This week I got asked to do my first chair at an AA meeting – for those of you not au fait with this, each AA group meeting starts with a chairperson telling their story of addiction and recovery. There are many reasons for this, paramount I guess being the opportunity for those in the meeting to connect and associate with the chair’s story, and also draw similarities in the tale of recovery.
It’s part of what makes AA such a success – when addicts realise they’re not alone it’s easier to ask for help. It also helps strip away some of the shame which underpins much of addiction – by knowing you’re not a lonely fucked up mess trying to be ‘good’, but that you’re an ill person trying to get well and you’re in a room full of like-minded souls, it becomes a safer haven within which to face your demons.
Being asked to do a chair is, for me, a milestone. In my first few days in recovery, outside of the safety of rehab with all its doctors and counsellors to support, I felt alone, scared and worried about the future and whether I could stay sober. Listening to people’s chairs at each meeting was an opportunity to further reinforce the key elements above – namely I’m not a bad person trying to be good, and I’m not alone. I always held in the back of my mind the objective that one day I wanted to be the chairperson, and now it’s going to happen.
This has also given me a chance to reflect on the last nigh-on three years (I am approaching my third year sobriety anniversary). When I think back to how I was before getting dry, I was angry (I still have my grumpy moments, as my regular column The Rant in CALMzine will testify), I was trying to get through life at 100mph and I was hell-bent on wallowing in self-pity as everything that the world threw my way which I felt was terribly unfair (it wasn’t). I wanted everything to happen right fucking now, and to happen my fucking way, or I was out.
Fast forward to today and I’ve realised that life isn’t a race; it’s not about looking for happiness at every corner or a constant search for extreme emotion. It’s about contentment and being, well, calm. There are shit days, sure, but hey – without these would the good days not stand out more? Plus, now I just tell myself that that’s just what it is, “it’s just a shit day. Deal with it”. Three years ago and a shit day was an excuse to drown yet more sorrows.
I had dinner last night with my two dearest and closest friends from rehab – they were in recovery at the same time as I was. They came to the cottage I share with my girlfriend on the outskirts of Windsor and we sat around chatting as we have done regularly over the last three years. We realised that we’ve gone beyond the ‘we were in rehab together’ stage, and are genuine, lifelong friends. And the reason why? We’re relaxed now, we’re not manic, we’re not trying to do everything right fucking now. We’ve got our sense of perspective back.

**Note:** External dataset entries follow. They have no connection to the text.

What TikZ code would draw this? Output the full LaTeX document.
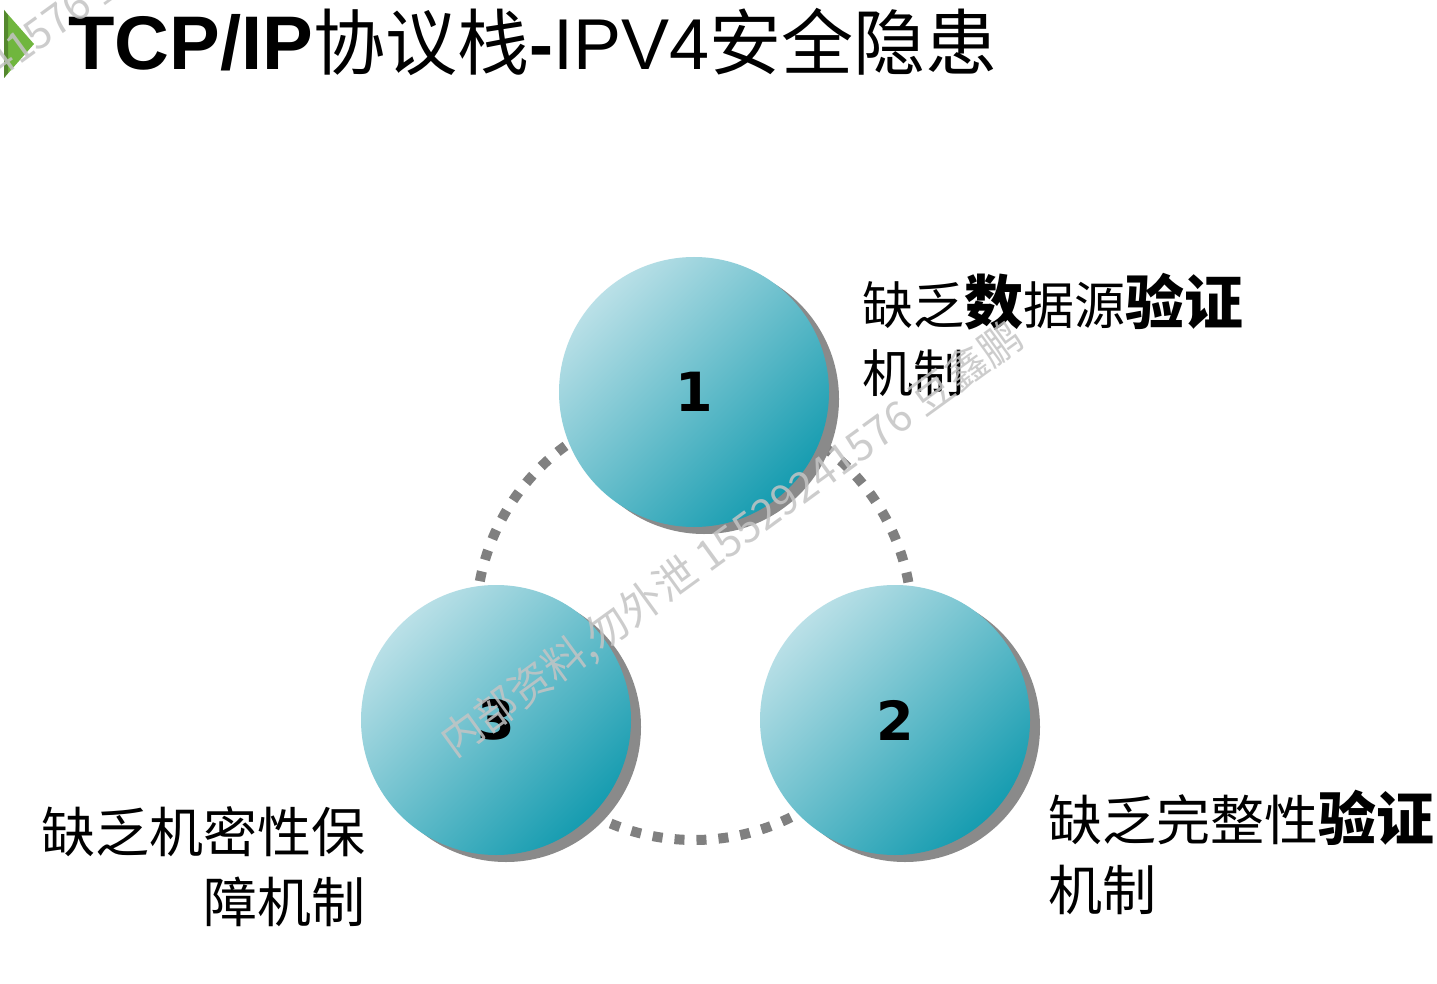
\documentclass[tikz,border=0pt]{standalone}
\usepackage{fontspec}
\newfontfamily\cjk{Noto Sans CJK SC}
\newfontfamily\lib{Liberation Sans}
\newfontfamily\numfont{DejaVu Sans}
\usetikzlibrary{shadows}
\definecolor{ballLight}{RGB}{186,224,231}
\definecolor{ballDark}{RGB}{22,156,176}
\definecolor{shadowGray}{RGB}{138,138,138}
\definecolor{dotGray}{RGB}{128,128,128}
\definecolor{arrowGreen}{RGB}{112,182,62}
\definecolor{wmGray}{RGB}{196,196,196}
\begin{document}
\begin{tikzpicture}[x=1pt,y=-1pt,
  ball/.style={circle, minimum size=270pt, inner sep=0pt,
    top color=ballLight, bottom color=ballDark, shading angle=45,
    drop shadow={shadow xshift=10pt, shadow yshift=-7pt, fill=shadowGray, opacity=1},
    font=\numfont\bfseries\fontsize{54}{54}\selectfont},
  ring/.style={draw=dotGray, line width=10pt, dash pattern=on 10pt off 12pt},
  lbl/.style={inner sep=0pt, font=\cjk\fontsize{54}{54}\selectfont},
  wm/.style={rotate=36, inner sep=0pt, text=wmGray, opacity=0.85, font=\cjk\fontsize{42}{42}\selectfont}]
\useasboundingbox (0,0) rectangle (1437,984);
\fill[white] (0,0) rectangle (1437,984);

% title arrow
\fill[arrowGreen] (4,10) -- (34,44) -- (4,78) -- cycle;
\fill[arrowGreen!75!black] (4,10) -- (8,15) -- (8,73) -- (4,78) -- cycle;

% title
\node[anchor=base west, inner sep=0pt] (title) at (68,70)
  {{\lib\bfseries\fontsize{76}{76}\selectfont TCP/IP}{\cjk\fontsize{72}{72}\selectfont 协议栈}{\lib\bfseries\fontsize{72}{72}\selectfont -}{\lib\fontsize{72}{72}\selectfont IPV4}{\cjk\fontsize{72}{72}\selectfont 安全隐患}};

% dotted ring
\coordinate (ringc) at (694,622);
\draw[ring] (ringc) circle[radius=218];

% balls
\node[ball] (b1) at (694,392) {1};
\node[ball] (b2) at (895,720) {2};
\node[ball] (b3) at (496,720) {3};

% labels
\node[lbl, anchor=base west, font=\cjk\fontsize{51}{51}\selectfont] (l1a) at (862,324)
  {缺乏{\bfseries\fontsize{59}{59}\selectfont 数}据源{\bfseries\fontsize{59}{59}\selectfont 验证}};
\node[lbl, anchor=base west, font=\cjk\fontsize{51}{51}\selectfont] (l1b) at (862,392) {机制};

\node[lbl, anchor=base west] (l2a) at (1048,840)
  {缺乏完整性{\bfseries\fontsize{58}{58}\selectfont 验证}};
\node[lbl, anchor=base west] (l2b) at (1048,910) {机制};

\node[lbl, anchor=base west] (l3a) at (41,852) {缺乏机密性保};
\node[lbl, anchor=base east] (l3b) at ([yshift=-70pt]l3a.base east) {障机制};

% watermark
\node[wm] (wm1) at (732,540) {内部资料,勿外泄 15529241576 豆鑫鹏};
\begin{scope}
\clip (0,0) rectangle (1437,984);
\node[wm] (wm2) at (-90,128) {内部资料,勿外泄 15529241576 豆鑫鹏};
\end{scope}
\end{tikzpicture}
\end{document}
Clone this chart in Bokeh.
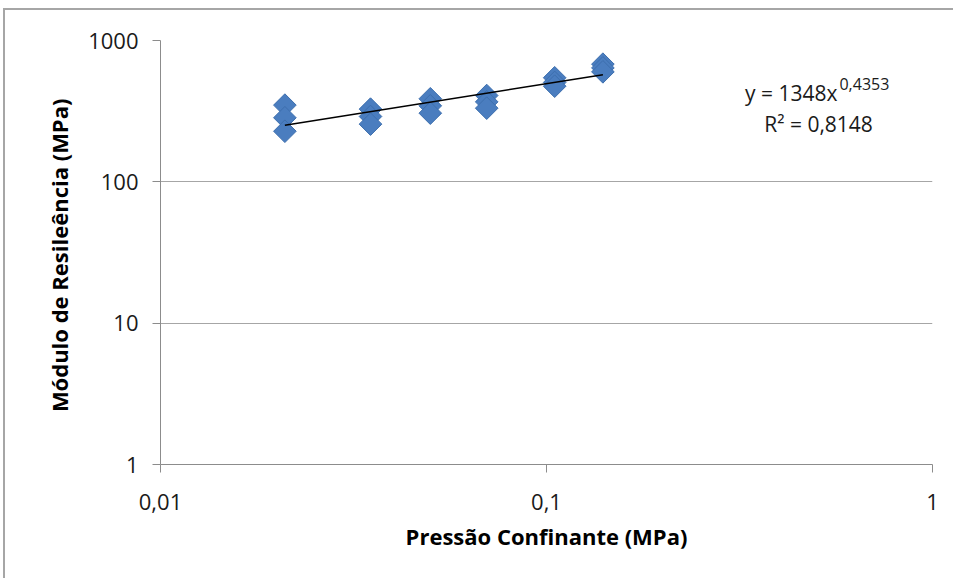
from bokeh.plotting import figure
from bokeh.models import FixedTicker, Label, Range1d
from bokeh.embed import file_html
from bokeh.resources import INLINE

# Data
pressure = [0.021, 0.021, 0.021,
            0.035, 0.035, 0.035,
            0.05, 0.05, 0.05,
            0.07, 0.07, 0.07,
            0.105, 0.105, 0.105,
            0.14, 0.14, 0.14]
modulus = [349, 284, 228,
           327, 290, 256,
           387, 345, 306,
           408, 368, 332,
           545, 505, 475,
           680, 640, 600]

trend_x = [0.021, 0.14]
trend_y = [251, 573]

x_ticks = [0.01, 0.1, 1]
x_tick_labels = ["0,01", "0,1", "1"]
y_ticks = [1, 10, 100, 1000]
y_tick_labels = ["1", "10", "100", "1000"]

equation_main = "y = 1348x"
equation_exp = "0,4353"
r2_text = "R\u00b2 = 0,8148"

FONT = "Open Sans"
GRID = "#a6a6a6"

p = figure(width=950, height=570, x_axis_type="log", y_axis_type="log",
           x_range=Range1d(0.01, 1), y_range=Range1d(1, 1000),
           output_backend="svg", toolbar_location=None,
           min_border_left=155, min_border_right=23,
           min_border_top=30, min_border_bottom=116)
p.styles = {"border-left": "2px solid #a6a6a6", "border-top": "2px solid #a6a6a6",
            "margin-left": "3px", "margin-top": "8px"}
p.outline_line_color = None
p.background_fill_color = "white"
p.border_fill_color = "white"

p.xgrid.grid_line_color = None
p.ygrid.grid_line_color = GRID
p.ygrid.grid_line_width = 1

for ax in (p.xaxis[0], p.yaxis[0]):
    ax.axis_line_color = "#8c8c8c"
    ax.major_tick_line_color = "#8c8c8c"
    ax.minor_tick_line_color = None
    ax.major_tick_in = 0
    ax.major_tick_out = 8
    ax.major_label_text_font = FONT
    ax.major_label_text_font_size = "22px"
    ax.major_label_text_color = "#1a1a1a"
    ax.axis_label_text_font = FONT
    ax.axis_label_text_font_style = "bold"
    ax.axis_label_text_font_size = "22px"
    ax.axis_label_text_color = "#000000"

p.xaxis.ticker = FixedTicker(ticks=x_ticks)
p.xaxis.major_label_overrides = dict(zip(x_ticks, x_tick_labels))
p.yaxis.ticker = FixedTicker(ticks=y_ticks)
p.yaxis.major_label_overrides = dict(zip(y_ticks, y_tick_labels))
p.xaxis.major_label_standoff = 21
p.yaxis.major_label_standoff = 14
p.xaxis.axis_label = "Pressão Confinante (MPa)"
p.yaxis.axis_label = "Módulo de Resileência  (MPa)"
p.xaxis.axis_label_standoff = 8
p.yaxis.axis_label_standoff = 11

p.scatter(pressure, modulus, marker="square", angle=0.785398, size=16,
          fill_color="#4a7dbf", line_color="#3d6fae", line_width=1)
p.line(trend_x, trend_y, line_color="black", line_width=1.5)

p.add_layout(Label(x=0.5675, y=428.5, text=equation_main, text_align="right",
                   text_baseline="alphabetic", text_font=FONT,
                   text_font_size="21px", text_color="#1a1a1a"))
p.add_layout(Label(x=0.574, y=496, text=equation_exp, text_align="left",
                   text_baseline="alphabetic", text_font=FONT,
                   text_font_size="16px", text_color="#1a1a1a"))
p.add_layout(Label(x=0.5067, y=258.6, text=r2_text, text_align="center",
                   text_baseline="alphabetic", text_font=FONT,
                   text_font_size="21px", text_color="#1a1a1a"))

open("out.html", "w").write(file_html(p, INLINE))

It’s strange how being invited to do the chair has brought this front of mind – I’ve mentioned the contentment and calm before to friends and family, and it’s something which I genuinely look to remind myself all the time. ‘Nothing is everything’ a wise man once said to me, and life isn’t a race. It’s also not a quest for constant, high octane euphoria – that won’t last. There’s much more to be found in just, well, being.